Indigenous and other racialized communities have long asked for options for crisis care that divert police response.

Toronto city council was prompted to approve its community crisis service after the 2020 racial justice movement stemming from the deaths of George Floyd in the United States and Regis Korchinski-Paquet in Toronto. The Afro-Indigenous woman fell from an apartment balcony.

The crisis service sees two mental health clinicians respond to well-being checks without police. Calls are received through 211 or 911, and workers are dispatched if there aren't immediate public safety or medical concerns.

The teams are employed and managed by four community partners.

"Right off the hop, the teams work to try and understand the individual," said Mohamed Shuriye, the city's director of community safety and well-being. "Sometimes the presence of a uniformed officer, paramedic or firefighter can sometimes escalate people."

Data from its first year shows the service took 6,827 calls, with less than two per cent requiring additional assistance from police, said Shuriye.

Toronto Mayor Olivia Chow has said the service saves lives.
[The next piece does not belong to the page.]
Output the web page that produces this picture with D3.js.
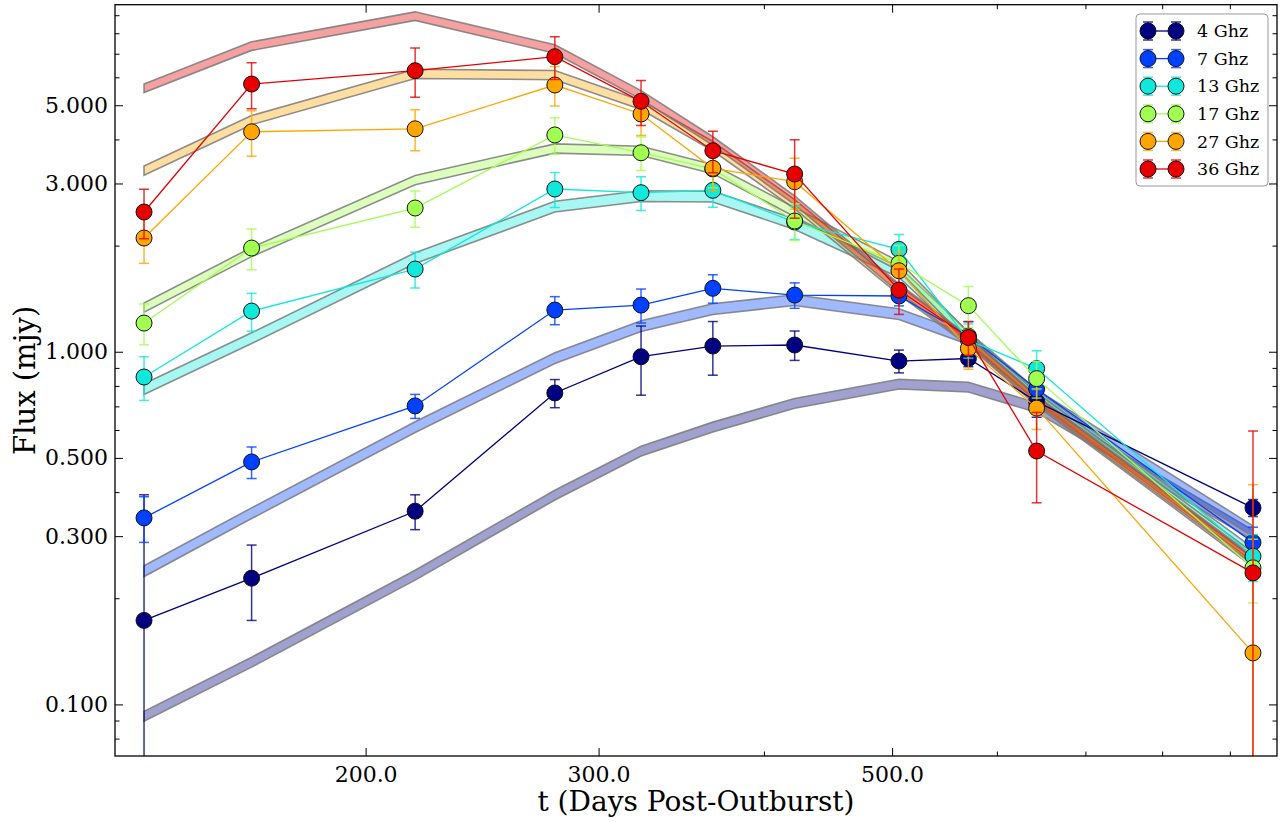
<!DOCTYPE html>
<html>
<head>
<meta charset="utf-8">
<script src="https://cdn.jsdelivr.net/npm/d3@7"></script>
<style>
  body { margin: 0; background: #fff; }
  svg text { font-family: "DejaVu Serif", serif; fill: #000; }
</style>
</head>
<body>
<div id="chart"></div>
<script>
// observation epochs (days post-outburst)
var days = [136, 164, 218, 278, 323, 366, 422, 506, 571, 643, 937];

var freqNames = ["4 Ghz", "7 Ghz", "13 Ghz", "17 Ghz", "27 Ghz", "36 Ghz"];
var freqColors = ["#000080", "#0040ff", "#10e8dc", "#a0ff50", "#ffa500", "#e60000"];

// measured flux (mjy)
var flux4  = [0.173, 0.228, 0.353, 0.764, 0.968, 1.038, 1.045, 0.941, 0.957, 0.722, 0.361];
var flux7  = [0.338, 0.487, 0.702, 1.313, 1.356, 1.513, 1.448, 1.439, 1.108, 0.784, 0.288];
var flux13 = [0.848, 1.304, 1.716, 2.894, 2.825, 2.869, 2.332, 1.951, 1.079, 0.896, 0.263];
var flux17 = [1.206, 1.968, 2.556, 4.118, 3.667, 3.298, 2.348, 1.781, 1.351, 0.839, 0.244];
var flux27 = [2.101, 4.204, 4.287, 5.706, 4.723, 3.313, 3.035, 1.697, 1.022, 0.692, 0.140];
var flux36 = [2.490, 5.743, 6.265, 6.865, 5.130, 3.716, 3.191, 1.496, 1.097, 0.523, 0.236];

// flux errors (mjy)
var err4  = [0.22, 0.055, 0.04, 0.07, 0.215, 0.18, 0.10, 0.07, 0.05, 0.07, 0.02];
var err7  = [0.05, 0.05, 0.055, 0.12, 0.15, 0.14, 0.12, 0.09, 0.11, 0.08, 0.03];
var err13 = [0.12, 0.16, 0.20, 0.33, 0.31, 0.30, 0.25, 0.20, 0.12, 0.11, 0.04];
var err17 = [0.16, 0.26, 0.30, 0.49, 0.40, 0.38, 0.28, 0.22, 0.18, 0.10, 0.05];
var err27 = [0.32, 0.62, 0.57, 0.73, 0.62, 0.45, 0.50, 0.22, 0.13, 0.09, 0.28];
var err36 = [0.40, 0.86, 1.00, 0.95, 0.75, 0.50, 0.80, 0.22, 0.12, 0.15, 0.36];

// model light curves (band centres)
var model4  = [0.0926, 0.1318, 0.2326, 0.3923, 0.523, 0.612, 0.714, 0.8097, 0.7941, 0.695, 0.302];
var model7  = [0.2388, 0.3487, 0.6115, 0.9597, 1.183, 1.322, 1.402, 1.279, 1.086, 0.754, 0.310];
var model13 = [0.784, 1.094, 1.844, 2.58, 2.764, 2.755, 2.302, 1.683, 1.101, 0.754, 0.2686];
var model17 = [1.335, 1.918, 3.069, 3.771, 3.714, 3.298, 2.490, 1.750, 1.101, 0.744, 0.2617];
var model27 = [3.266, 4.54, 6.14, 6.09, 5.01, 3.83, 2.62, 1.496, 1.072, 0.725, 0.2532];
var model36 = [5.59, 7.36, 8.95, 7.22, 5.35, 3.96, 2.69, 1.516, 1.08, 0.73, 0.2566];
// relative half-width of each model band
var modelFrac = [0.032, 0.035, 0.035, 0.03, 0.03, 0.028];

var fluxes = [flux4, flux7, flux13, flux17, flux27, flux36];
var errs = [err4, err7, err13, err17, err27, err36];
var models = [model4, model7, model13, model17, model27, model36];

var series = freqNames.map(function(name, i) {
    return {
        name: name,
        color: freqColors[i],
        points: days.map(function(t, j) { return {t: t, v: fluxes[i][j], e: errs[i][j]}; }),
        band: days.map(function(t, j) {
            return {t: t, lo: models[i][j] * (1 - modelFrac[i]), hi: models[i][j] * (1 + modelFrac[i])};
        })
    };
});

var W = 1284, H = 822;
var margin = {top: 4.7, right: 7, bottom: 66, left: 115};
var width = W - margin.left - margin.right;
var height = H - margin.top - margin.bottom;

var svg = d3.select("#chart").append("svg")
    .attr("width", W)
    .attr("height", H);

var g = svg.append("g")
    .attr("transform", "translate(" + margin.left + "," + margin.top + ")");

var x = d3.scaleLog().domain([129.3, 977]).range([0, width]);
var y = d3.scaleLog().domain([0.0714, 9.64]).range([height, 0]);

svg.append("defs").append("clipPath").attr("id", "clip")
    .append("rect").attr("width", width).attr("height", height);

var plot = g.append("g").attr("clip-path", "url(#clip)");

// model bands
var area = d3.area()
    .x(function(d) { return x(d.t); })
    .y0(function(d) { return y(d.lo); })
    .y1(function(d) { return y(d.hi); });

plot.selectAll(".band")
    .data(series)
    .enter()
    .append("path")
    .attr("class", "band")
    .attr("d", function(d) { return area(d.band); })
    .attr("fill", function(d) { return d.color; })
    .attr("fill-opacity", 0.37)
    .attr("stroke", "#7a7a7a")
    .attr("stroke-opacity", 0.85)
    .attr("stroke-width", 1.6);

var line = d3.line()
    .x(function(d) { return x(d.t); })
    .y(function(d) { return y(d.v); });

var capW = 5;

series.forEach(function(s) {
    var sg = plot.append("g");
    sg.append("path")
        .attr("d", line(s.points))
        .attr("fill", "none")
        .attr("stroke", s.color)
        .attr("stroke-width", 1.3);

    var eb = sg.selectAll(".eb")
        .data(s.points)
        .enter()
        .append("g")
        .attr("stroke", s.color)
        .attr("stroke-opacity", 0.8)
        .attr("stroke-width", 1.5);

    eb.append("line")
        .attr("x1", function(d) { return x(d.t); })
        .attr("x2", function(d) { return x(d.t); })
        .attr("y1", function(d) { return y(d.v + d.e); })
        .attr("y2", function(d) { return d.v - d.e > 0 ? y(d.v - d.e) : height + 20; });
    eb.append("line")
        .attr("x1", function(d) { return x(d.t) - capW; })
        .attr("x2", function(d) { return x(d.t) + capW; })
        .attr("y1", function(d) { return y(d.v + d.e); })
        .attr("y2", function(d) { return y(d.v + d.e); });
    eb.filter(function(d) { return d.v - d.e > 0; })
        .append("line")
        .attr("x1", function(d) { return x(d.t) - capW; })
        .attr("x2", function(d) { return x(d.t) + capW; })
        .attr("y1", function(d) { return y(d.v - d.e); })
        .attr("y2", function(d) { return y(d.v - d.e); });

    sg.selectAll("circle")
        .data(s.points)
        .enter()
        .append("circle")
        .attr("cx", function(d) { return x(d.t); })
        .attr("cy", function(d) { return y(d.v); })
        .attr("r", 8)
        .attr("fill", s.color)
        .attr("stroke", "#111")
        .attr("stroke-width", 1);
});

// axes: ticks pointing inward on all four sides
var xMajor = [200, 300, 500], xMinor = [400, 600, 700, 800, 900];
var yMajor = [0.1, 0.3, 0.5, 1, 3, 5];
var yMinor = [0.08, 0.09, 0.2, 0.4, 0.6, 0.7, 0.8, 0.9, 2, 4, 6, 7, 8, 9];

function styleAxis(sel) {
    sel.select(".domain").remove();
    sel.selectAll(".tick line").attr("stroke", "#000").attr("stroke-width", 1);
    sel.selectAll(".tick text").style("font-family", "DejaVu Serif").style("font-size", "22px");
}

g.append("g").attr("transform", "translate(0," + height + ")")
    .call(d3.axisBottom(x).tickValues(xMajor).tickFormat(d3.format(".1f")).tickSizeInner(-8).tickSizeOuter(0).tickPadding(10))
    .call(styleAxis);
g.append("g").attr("transform", "translate(0," + height + ")")
    .call(d3.axisBottom(x).tickValues(xMinor).tickFormat("").tickSizeInner(-4.5).tickSizeOuter(0))
    .call(styleAxis);
g.append("g")
    .call(d3.axisTop(x).tickValues(xMajor).tickFormat("").tickSizeInner(-8).tickSizeOuter(0))
    .call(styleAxis);
g.append("g")
    .call(d3.axisTop(x).tickValues(xMinor).tickFormat("").tickSizeInner(-4.5).tickSizeOuter(0))
    .call(styleAxis);

g.append("g")
    .call(d3.axisLeft(y).tickValues(yMajor).tickFormat(d3.format(".3f")).tickSizeInner(-8).tickSizeOuter(0).tickPadding(7))
    .call(styleAxis);
g.append("g")
    .call(d3.axisLeft(y).tickValues(yMinor).tickFormat("").tickSizeInner(-4.5).tickSizeOuter(0))
    .call(styleAxis);
g.append("g").attr("transform", "translate(" + width + ",0)")
    .call(d3.axisRight(y).tickValues(yMajor).tickFormat("").tickSizeInner(-8).tickSizeOuter(0))
    .call(styleAxis);
g.append("g").attr("transform", "translate(" + width + ",0)")
    .call(d3.axisRight(y).tickValues(yMinor).tickFormat("").tickSizeInner(-4.5).tickSizeOuter(0))
    .call(styleAxis);

g.append("rect")
    .attr("width", width)
    .attr("height", height)
    .attr("fill", "none")
    .attr("stroke", "#000")
    .attr("stroke-width", 1.3);

// axis titles
svg.append("text")
    .attr("x", margin.left + width / 2)
    .attr("y", 811)
    .attr("text-anchor", "middle")
    .style("font-size", "28px")
    .text("t (Days Post-Outburst)");

svg.append("text")
    .attr("transform", "translate(35," + (margin.top + height / 2) + ") rotate(-90)")
    .attr("text-anchor", "middle")
    .style("font-size", "29px")
    .text("Flux (mjy)");

// legend
var legend = svg.append("g").attr("transform", "translate(1136,14)");
legend.append("rect")
    .attr("width", 132)
    .attr("height", 172)
    .attr("rx", 4)
    .attr("fill", "#fff")
    .attr("stroke", "#999")
    .attr("stroke-width", 1);

var rows = legend.selectAll(".row")
    .data(series)
    .enter()
    .append("g")
    .attr("transform", function(d, i) { return "translate(0," + (17 + i * 27.6) + ")"; });

rows.append("line")
    .attr("x1", 12).attr("x2", 40)
    .attr("stroke", function(d) { return d.color; })
    .attr("stroke-width", 1.3);

[12, 40].forEach(function(cx) {
    rows.append("line")
        .attr("x1", cx).attr("x2", cx).attr("y1", -9).attr("y2", 9)
        .attr("stroke", function(d) { return d.color; })
        .attr("stroke-opacity", 0.8).attr("stroke-width", 1.5);
    rows.append("line")
        .attr("x1", cx - capW).attr("x2", cx + capW).attr("y1", -9).attr("y2", -9)
        .attr("stroke", function(d) { return d.color; })
        .attr("stroke-opacity", 0.8).attr("stroke-width", 1.5);
    rows.append("line")
        .attr("x1", cx - capW).attr("x2", cx + capW).attr("y1", 9).attr("y2", 9)
        .attr("stroke", function(d) { return d.color; })
        .attr("stroke-opacity", 0.8).attr("stroke-width", 1.5);
    rows.append("circle")
        .attr("cx", cx).attr("r", 8)
        .attr("fill", function(d) { return d.color; })
        .attr("stroke", "#111").attr("stroke-width", 1);
});

rows.append("text")
    .attr("x", 61)
    .attr("dy", "0.35em")
    .style("font-size", "17.5px")
    .text(function(d) { return d.name; });
</script>
</body>
</html>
City council made the pilot project permanent and expanded the service across the city.

A similar model is offered in parts of B.C.

The program uses teams of two workers to respond to mental health crisis calls in North Vancouver, Victoria, New Westminster, Prince George and Comox Valley.

They are trained in de-escalation strategies, scene safety and situational awareness.

The program receives much of its funding from the provincial government.

"It's ingrained that people in crisis need a police response," said Jonny Morris of the B.C. division of the Canadian Mental Health Association, which oversees the program. "But jurisdictions, I think, are waking up to approaches that destigmatize and actually support better care."

Since it started, the program has taken thousands of calls, with police involved in about one per cent, said Morris.

It has a 48-hour followup requirement with clients, something also implemented in Toronto, to ensure individuals are provided with the correct resources and supports.

Morris said more than 70 per cent of people in the provincial justice system have a mental illness or substance use disorder.

"It's arguably an incredibly vulnerable experience to be in crisis," said Morris.

"The more that we can do for people to have crisis care experiences that don't retraumatize them, don't cause them to never want to go near the system, means that we'll hopefully see reduced crises in the future."

While these initiatives are fairly new in Canada, a city in the United States has had one for decades.

Mental health workers in Eugene, Oregon, saw the need to help the police department with social service calls. In 1989, Crisis Assistance Helping Out On The Streets, or CAHOOTS, was born.

Staff with the mobile crisis intervention program respond to a range of calls relating to welfare checks, public intoxication, ride requests and environmental concerns, such as drug paraphernalia.

The program operates 24 hours a day in Eugene and its sister city, Springfield. A mental health worker and a medical professional respond to the calls.

"There are situations where our training is just so different, and the way we think about these scenarios are so different," said program coordinator Justin Madeira. "So, our interactions are just innately different."

Advocates say the biggest challenges these services face aren't safety but precarious funding, a small pool of mental health workers to choose from and a lack of upstream support.

"There's just not enough crisis beds and shelter beds," said Shuriye.

Back in Winnipeg, Gillingham said provincial government support is needed to get a fourth emergency service in the city. It would require changes to the Mental Health Act, which is currently being reviewed by the government.

Manitoba Premier Wab Kinew said there are government initiatives to bolster mental health supports, including a partnership with a downtown Winnipeg foot patrol and funding for 25 mental health staff to work with police.

Kinew said he expects more positions will be added in this year's budget, but he stopped short of committing to funding a fourth emergency service.

"There is a readiness there, but the how to me is a big question."